In an interview with the Reuters news agency, the CEO of Kenya Airways, Mbuvi Ngunze, said the airline has resorted to reducing the size of its fleet and bank on the lowered fuel cost to maximize profit in 2016.
“Kenya Airways expects to report an improvement in operating profit and narrower losses for the year ending in March because of savings made by reducing the size of its fleet and lower fuel costs,” he said.
We are still in debt, clearly and we told you last year we are looking for 200 million dollars in terms of bridge money
The company has been struggling to keep a balance of its operations and profits after recording pretax loss of $293 million for three consecutive years up to its financial year end of March 2015. But the losses narrowed in the last six months to September 2015.
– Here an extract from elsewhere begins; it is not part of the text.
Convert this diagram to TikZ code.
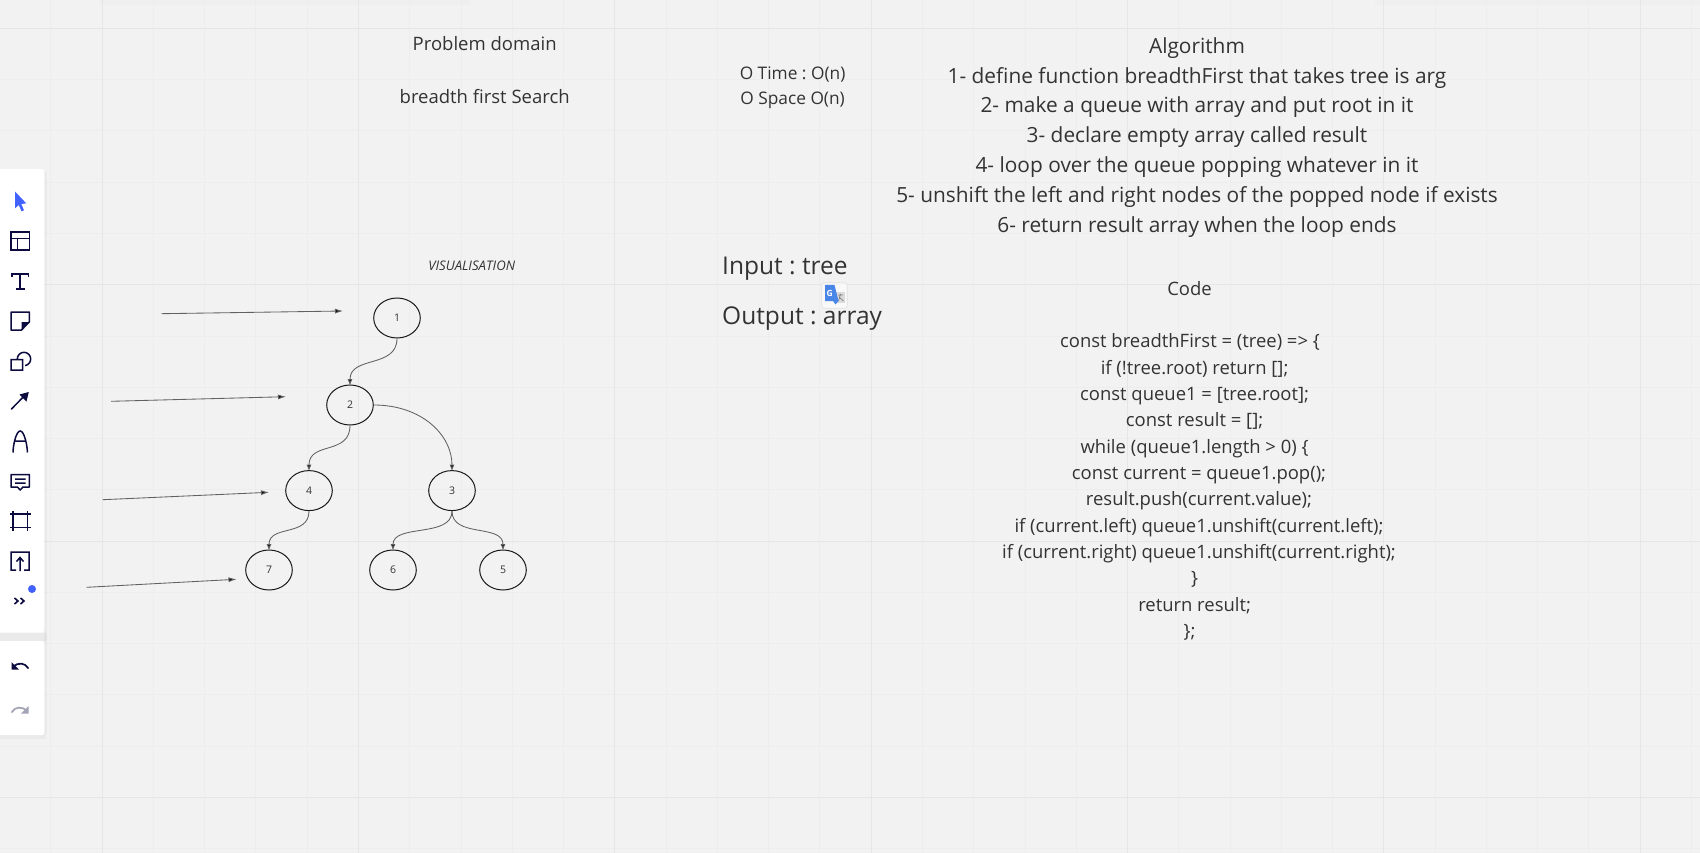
\documentclass[tikz,border=0pt]{standalone}
\usepackage{fontspec}
\setmainfont{Open Sans}
\usetikzlibrary{arrows.meta,shapes.geometric}
\frenchspacing
\definecolor{bgc}{HTML}{F2F2F2}
\definecolor{gridminor}{HTML}{EDEDED}
\definecolor{gridmajor}{HTML}{E6E6E6}
\definecolor{inkc}{HTML}{333333}
\definecolor{navy}{HTML}{0B0B3F}
\definecolor{blueic}{HTML}{4262FF}
\definecolor{greyic}{HTML}{A3A3B8}
\definecolor{gblue}{HTML}{4A86E8}
\tikzset{
  minorline/.style={gridminor,line width=.8pt},
  majorline/.style={gridmajor,line width=1pt},
  lbl/.style={text=inkc,inner sep=0,text height=.72em,text depth=.2em,align=center},
  treenode/.style={ellipse,draw=black!90,line width=1pt,minimum width=46.6pt,minimum height=40pt,inner sep=0,text=inkc,font=\fontsize{10.5}{12}\selectfont},
  edgeline/.style={draw=black!62,line width=.85pt,-{Latex[length=6.5pt,width=5pt,fill=black!92]}},
  freeline/.style={draw=black!62,line width=.85pt,-{Latex[length=8pt,width=5pt,fill=black!92]}},
  panel/.style={fill=white,rounded corners=2.5pt,draw=none},
  ic/.style={draw=navy,line width=1.5pt},
  problem/.style={lbl,font=\fontsize{18.5}{22}\selectfont},
  timetxt/.style={lbl,font=\fontsize{17.3}{20}\selectfont},
  algo/.style={lbl,font=\fontsize{20.86}{26}\selectfont},
  iotxt/.style={lbl,anchor=west,font=\fontsize{24.5}{30}\selectfont},
  codetxt/.style={lbl,font=\fontsize{18.45}{22}\selectfont},
}
\begin{document}
\begin{tikzpicture}[x=1pt,y=-1pt]
\useasboundingbox (0,0) rectangle (1700,853);
\fill[bgc] (0,0) rectangle (1700,853);
% top shadows
\fill[black,opacity=.012] (100,0) rectangle (470,5);
\fill[black,opacity=.012] (1375,0) rectangle (1700,5);
% grid
\foreach \i in {0,...,33}{
  \draw[minorline] ({-0.5+51.27*\i},0) -- ({-0.5+51.27*\i},853);
}
\foreach \i in {0,...,16}{
  \draw[minorline] (0,{28.3+51.27*(\i-0)}) -- (1700,{28.3+51.27*(\i-0)});
}
\foreach \i in {0,...,6}{
  \draw[majorline] ({102+256.35*\i},0) -- ({102+256.35*\i},853);
}
\foreach \i in {0,...,3}{
  \draw[majorline] (0,{28.3+256.35*\i}) -- (1700,{28.3+256.35*\i});
}
% top texts
\node[problem] (pd) at (484.7,47.8) {Problem domain};
\node[problem] (bfs) at (484.7,101) {breadth first Search};
\node[timetxt] (ot) at (792.6,77) {O Time : O(n)};
\node[timetxt] (os) at (792.6,102) {O Space O(n)};
\node[algo] (a0) at (1197,50.8) {Algorithm};
\node[algo] (a1) at (1197,80.6) {1- define function breadthFirst that takes tree is arg};
\node[algo] (a2) at (1197,110) {2- make a queue with array and put root in it};
\node[algo] (a3) at (1197,139.7) {3- declare empty array called result};
\node[algo] (a4) at (1197,170.2) {4- loop over the queue popping whatever in it};
\node[algo] (a5) at (1197,199.8) {5- unshift the left and right nodes of the popped node if exists};
\node[algo] (a6) at (1197,230) {6- return result array when the loop ends};
\node[lbl,font=\fontsize{13.2}{15}\selectfont\itshape] (vis) at (471.7,268) {VISUALISATION};
\node[iotxt] (inp) at (722,271.6) {Input : tree};
\node[iotxt] (outp) at (722,321.8) {Output : array};
% code
\node[codetxt] (c0) at (1189.5,292.7) {Code};
\node[codetxt] (c1) at (1190,344.7) {const breadthFirst = (tree) => \{};
\node[codetxt] (c2) at (1194.6,371.8) {if (!tree.root) return [];};
\node[codetxt] (c3) at (1194.6,397.8) {const queue1 = [tree.root];};
\node[codetxt] (c4) at (1194.6,423.8) {const result = [];};
\node[codetxt] (c5) at (1194.6,450.9) {while (queue1.length > 0) \{};
\node[codetxt] (c6) at (1199,476.9) {const current = queue1.pop();};
\node[codetxt] (c7) at (1199,502.9) {result.push(current.value);};
\node[codetxt] (c8) at (1199,530) {if (current.left) queue1.unshift(current.left);};
\node[codetxt] (c9) at (1199,556.1) {if (current.right) queue1.unshift(current.right);};
\node[codetxt] (c10) at (1194.6,582.1) {\}};
\node[codetxt] (c11) at (1194.6,609.2) {return result;};
\node[codetxt] (c12) at (1189.5,635.2) {\};};
% tree
\node[treenode] (n1) at (397,318) {1};
\node[treenode] (n2) at (350,405) {2};
\node[treenode] (n4) at (309,490.6) {4};
\node[treenode] (n3) at (452,490.6) {3};
\node[treenode] (n7) at (269,570) {7};
\node[treenode] (n6) at (393,570) {6};
\node[treenode] (n5) at (503,570) {5};
\draw[edgeline] (n1.south) .. controls +(0,30) and +(0,-30) .. ([yshift=-1pt]n2.north);
\draw[edgeline] (n2.south) .. controls +(0,30) and +(0,-30) .. ([yshift=-1pt]n4.north);
\draw[edgeline] (n2.east) .. controls +(48,0) and +(0,-36) .. ([yshift=-1pt]n3.north);
\draw[edgeline] (n4.south) .. controls +(0,26) and +(0,-26) .. ([yshift=-1pt]n7.north);
\draw[edgeline] (n3.south) .. controls +(0,27) and +(0,-27) .. ([yshift=-1pt]n6.north);
\draw[edgeline] (n3.south) .. controls +(0,27) and +(0,-27) .. ([yshift=-1pt]n5.north);
% free arrows
\coordinate (f1a) at (161.3,313.7); \coordinate (f1b) at (343,311);
\coordinate (f2a) at (111,401.3);   \coordinate (f2b) at (286,396.7);
\coordinate (f3a) at (102.7,499.7); \coordinate (f3b) at (269,492.3);
\coordinate (f4a) at (86.5,587.3);  \coordinate (f4b) at (236.5,579.3);
\draw[freeline] (f1a) -- (f1b);
\draw[freeline] (f2a) -- (f2b);
\draw[freeline] (f3a) -- (f3b);
\draw[freeline] (f4a) -- (f4b);
% toolbar
\fill[black,opacity=.03] (0,633) rectangle (47,641);
\fill[black,opacity=.03] (44,172) rectangle (47,735);
\fill[black,opacity=.03] (0,735) rectangle (46,739);
\path[panel] (-5,169) rectangle (44.3,632.5);
\path[panel] (-5,641) rectangle (44.3,735);
% cursor
\fill[blueic] (15,191.5) -- (26.3,203.4) -- (21.3,204) -- (24,210.3) -- (21.5,211.3) -- (18.8,205) -- (15,208.3) -- cycle;
% layout
\draw[ic] (11,232) rectangle (29.3,250) (11,238.5) -- (29.3,238.5) (17.3,238.5) -- (17.3,250);
% T
\draw[ic] (12,277) -- (12,274) -- (28.5,274) -- (28.5,277) (20.2,274) -- (20.2,289) (16,289) -- (24.5,289);
% sticky
\draw[ic,line join=round] (11,312) -- (29.3,312) -- (29.3,322) -- (21.5,330) -- (11,330) -- cycle;
\fill[navy] (29.3,322) -- (21.5,330) -- (21.5,322) -- cycle;
% shapes
\draw[ic] (11,359.5) rectangle (22.5,370) (17.3,359) arc[start angle=180,end angle=440,radius=6.7];
% arrow
\draw[ic,line cap=round] (11.5,409) -- (24,396.2);
\fill[navy] (28.8,392) -- (26.5,401.5) -- (19.5,394.5) -- cycle;
% pen
\draw[ic] (13,452.5) .. controls (13,446) and (16,431) .. (20.2,431) .. controls (24.4,431) and (27.4,446) .. (27.4,452.5) (15.5,441) -- (25,441);
% comment
\draw[ic,line join=round] (11,474.5) -- (29.3,474.5) -- (29.3,487) -- (23,487) -- (20.2,490) -- (17.4,487) -- (11,487) -- cycle (15,479) -- (25.5,479) (15,483) -- (25.5,483);
% frame
\draw[ic] (10,514) -- (31,514) (10,527.5) -- (31,527.5) (13,511) -- (13,531) (27.5,511) -- (27.5,531);
% export
\draw[ic] (16,570) -- (11,570) -- (11,552) -- (29,552) -- (29,570) -- (24,570) (20,571) -- (20,558) (16.5,561.5) -- (20,557.5) -- (23.5,561.5);
% more
\draw[navy,line width=1.6pt] (14.5,598) -- (18,601) -- (14.5,604) (20.5,598) -- (24,601) -- (20.5,604);
\fill[blueic] (32,589) circle[radius=4];
% undo
\draw[ic,line width=1.7pt] (28.5,668.5) .. controls (25,662.5) and (18,662) .. (13,667);
\fill[navy] (11.5,662) -- (11.5,669.5) -- (19,669.5) -- cycle;
% redo
\draw[greyic,line width=1.7pt] (11.5,712.5) .. controls (15,706.5) and (22,706) .. (27,711);
\fill[greyic] (28.5,706) -- (28.5,713.5) -- (21,713.5) -- cycle;
% translate badge
\fill[white,opacity=.6,rounded corners=2.5pt] (821.7,282.7) rectangle (847.3,308.3);
\draw[black!12,line width=.7pt,rounded corners=2.5pt] (821.7,282.7) rectangle (847.3,308.3);
\fill[black!14] (834,292) rectangle (845,303);
\draw[black!50,line width=.7pt] (838,295) -- (843,295) (840.5,294) -- (838.5,301) (839,297) -- (843.5,301);
\fill[gblue] (825,284.8) -- (834.5,284.8) -- (838.5,301) -- (835.5,304.5) -- (833,301) -- (825,301) -- cycle;
\node[inner sep=0,text=white,font=\fontsize{8.5}{10}\selectfont\bfseries] (gg) at (829.8,293.2) {G};
\end{tikzpicture}
\end{document}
“We are still in debt, clearly, and we told you last year we are looking for 200 million dollars in terms of bridge money to allow us to have working capital in order to prepare the long term capital structure of the business. We drew 100 million mid-last year and we are about to draw the second 100 million to allow us to have flexibility in the business today and also to allow the creditor position to reduce,” Ngunze said.
“From my bottom line point of view operating profit will see an improvement this year clearly because as we told you that the operating profit is a strong lever for us, of course the loss will reduce but we will have of course some big hits,” continued the CEO.
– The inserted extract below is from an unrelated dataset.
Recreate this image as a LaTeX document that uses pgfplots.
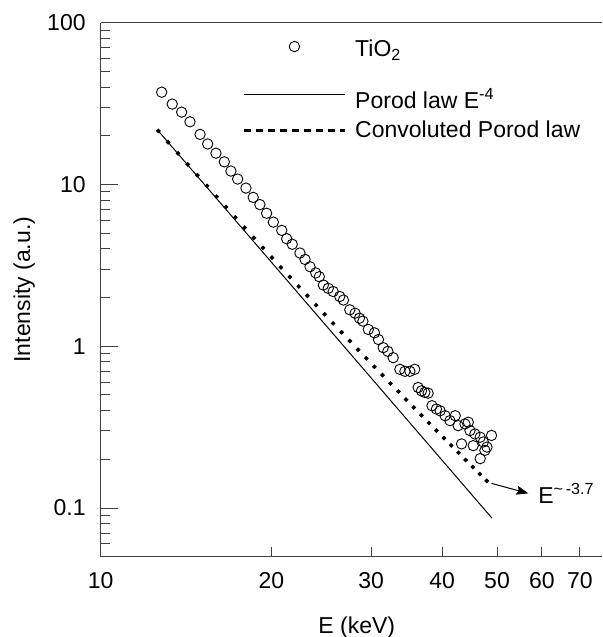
\documentclass[border=0pt]{standalone}
\usepackage{fontspec}
\setmainfont{Liberation Sans}
\usepackage{pgfplots}
\pgfplotsset{compat=1.18}
\usetikzlibrary{arrows.meta}

\pgfplotstableread{
E I
12.81 37.2
13.37 31.4
13.89 28.0
14.37 24.4
14.97 20.4
15.44 17.8
15.97 15.6
16.52 13.8
16.97 12.1
17.44 10.8
18.04 9.50
18.58 8.32
19.09 7.51
19.62 6.64
20.16 5.85
20.86 5.20
21.28 4.62
21.77 4.27
22.46 3.77
22.93 3.44
23.40 3.10
23.95 2.84
24.30 2.69
24.70 2.39
25.20 2.28
25.70 2.18
26.40 2.03
26.80 1.93
27.50 1.68
28.10 1.60
28.60 1.49
29.00 1.43
29.65 1.27
30.40 1.21
30.90 1.10
31.50 0.98
32.10 0.93
32.80 0.85
33.70 0.72
34.40 0.70
35.10 0.70
35.80 0.72
36.30 0.556
36.80 0.530
37.30 0.518
37.80 0.513
38.40 0.429
39.10 0.409
39.70 0.399
40.50 0.372
41.30 0.347
42.20 0.372
42.70 0.323
43.30 0.249
43.90 0.331
44.50 0.339
44.80 0.301
45.40 0.243
45.70 0.287
46.70 0.274
46.70 0.202
47.30 0.256
47.60 0.227
48.00 0.238
48.90 0.281
}\tio

\pgfplotstableread{
E I
12.64 21.42
13.15 18.25
13.69 15.57
14.24 13.31
14.81 11.40
15.40 9.79
16.01 8.41
16.63 7.25
17.28 6.26
17.94 5.41
18.63 4.68
19.33 4.06
20.05 3.53
20.79 3.07
21.56 2.68
22.35 2.34
23.15 2.05
23.98 1.794
24.83 1.575
25.70 1.385
26.60 1.220
27.51 1.077
28.45 0.951
29.41 0.842
30.39 0.746
31.40 0.663
32.43 0.589
33.49 0.525
34.56 0.4683
35.66 0.4183
36.79 0.3744
37.93 0.3355
39.10 0.3011
40.30 0.2706
41.51 0.2436
42.76 0.2196
44.02 0.1982
45.31 0.1792
46.62 0.1622
47.95 0.1471
}\conv

\pgfplotstableread{
E I
12.64 21.4
49.0 0.0865
}\porod

\begin{document}
\fontsize{11.5}{13.8}\selectfont
\begin{tikzpicture}
\path[use as bounding box] (0,0) rectangle (301pt,318.5pt);
\begin{axis}[
  at={(50.35pt,40.15pt)}, anchor=south west,
  scale only axis, width=250.65pt, height=267pt,
  xmode=log, ymode=log,
  xmin=10, xmax=76.6, ymin=0.05, ymax=100,
  axis x line*=box, axis y line*=left,
  xtick pos=bottom, ytick pos=left,
  xtick={10,20,30,40,50,60,70}, xticklabels={10,20,30,40,50,60,70},
  minor xtick={},
  ytick={0.1,1,10,100}, yticklabels={0.1,1,10,100},
  minor ytick={0.05,0.06,0.07,0.08,0.09,0.2,0.3,0.4,0.5,0.6,0.7,0.8,0.9,2,3,4,5,6,7,8,9,20,30,40,50,60,70,80,90},
  major tick length=8.5pt, minor tick length=4.5pt,
  xtick style={/pgfplots/major tick length=5pt},
  axis line style={black!75, line width=0.65pt},
  every tick/.style={black!75, line width=0.5pt},
  xticklabel style={inner sep=0pt, anchor=north, yshift=-7.5pt},
  yticklabel style={inner sep=0pt, anchor=east, xshift=-7.35pt},
  xlabel={E (keV)},
  xlabel style={at={(axis description cs:0.5107,-0.1434)}, anchor=base, inner sep=0pt},
  ylabel={Intensity (a.u.)},
  ylabel style={at={(axis description cs:-0.141,0.5)}, anchor=base, inner sep=0pt},
  clip=false,
  legend style={draw=none, fill=none, at={(axis description cs:0.2819,0.9676)}, anchor=north west,
    inner sep=0pt, outer sep=0pt, row sep=4.6pt, column sep=4.25pt, nodes={inner sep=0pt}},
  legend cell align=left,
]
\addplot[only marks, mark=o, mark size=2.6pt, mark options={line width=0.45pt}, black, forget plot] table[x=E, y=I] {\tio};
\addplot[black, line width=0.5pt, forget plot] table[x=E, y=I] {\porod};
\addplot[only marks, mark=*, mark size=0.95pt, black, forget plot] table[x=E, y=I] {\conv};

\addlegendimage{only marks, mark=o, mark size=2.6pt, mark options={line width=0.45pt}, black,
  legend image code/.code={\path[draw=none] (0pt,0pt) -- (50.75pt,0pt);
    \draw plot[mark=o, mark size=2.6pt, mark options={draw=black, line width=0.45pt}] coordinates {(25.4pt,6.5pt)};}}
\addlegendentry[text depth=11.2pt]{TiO\textsubscript{2}}
\addlegendimage{black, line width=0.6pt,
  legend image code/.code={\draw[black, line width=0.6pt] (0pt,2.5pt) -- (50.75pt,2.5pt);}}
\addlegendentry{Porod law E\textsuperscript{-4}}
\addlegendimage{black, line width=1.6pt, dash pattern=on 3.5pt off 2.5pt,
  legend image code/.code={\draw[black, line width=1.6pt, dash pattern=on 3.5pt off 2.5pt] (0pt,0pt) -- (50.75pt,0pt);}}
\addlegendentry{Convoluted Porod law}

\draw[-{Stealth[length=6pt,width=4.5pt,inset=1pt]}, line width=0.5pt, black]
  (axis cs:48.9,0.142) -- (axis cs:56.8,0.1231);
\node[anchor=base west, inner sep=0pt] at (axis cs:59.06,0.1069) {E\textsuperscript{\textasciitilde\,-3.7}};
\end{axis}
\end{tikzpicture}
\end{document}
Ngunze is expecting the transaction advisors to draw up plans on the new debts and equity funds by April, with cash raise expected to pick up in the next nine months.
The CEO further added that the Kenyan government, with a 29.8 percent stake in the airline, already supports plans to cut down operational costs. The company has already sold two of its Boeing aircraft and sub-leased another five planes to cut costs.
“We already made a decision about aircraft, so today we have sold 777-200s, two of them, they are out of the network. The 777-300s, we are sub-leasing those, we are sub-leasing another two 787s so all those actions have been taken; those are painful decisions in a business.
People decisions are much more sensitive and the thing about people decisions is not that you can just make a casual approach to them, we have to make as part of the holistic view of the plan a solid review of where do we need to take reductions, what sort of quantum do we need, the impact of that and how to finance it,” he added.
The airline offered a capacity of 15.4 billion available seats per km at the end of March 2015, and this has only fallen by 2 to 3 percent with the low number of fleet operating.
Ngunze said that the company is now banking its hopes on West Africa where it expects tourism to increase with the end of Ebola.
“There is a mixed bag in terms of passenger demand, what I see is a sense of stability coming back in Africa having seen some reduced numbers last year particularly into West Africa where we had the Ebola issues. Tourism is still taking time to pick up, but it will come back and I am optimistic about the possibilities going ahead,” added Ngunze.
Kenya airways has adversely been affected in the previous years after Islamist militants conducted a series of attacks in Kenya which brought down the tourism industry. The airline also cited losses from the expensive modern airplanes and stiff competition from other carriers.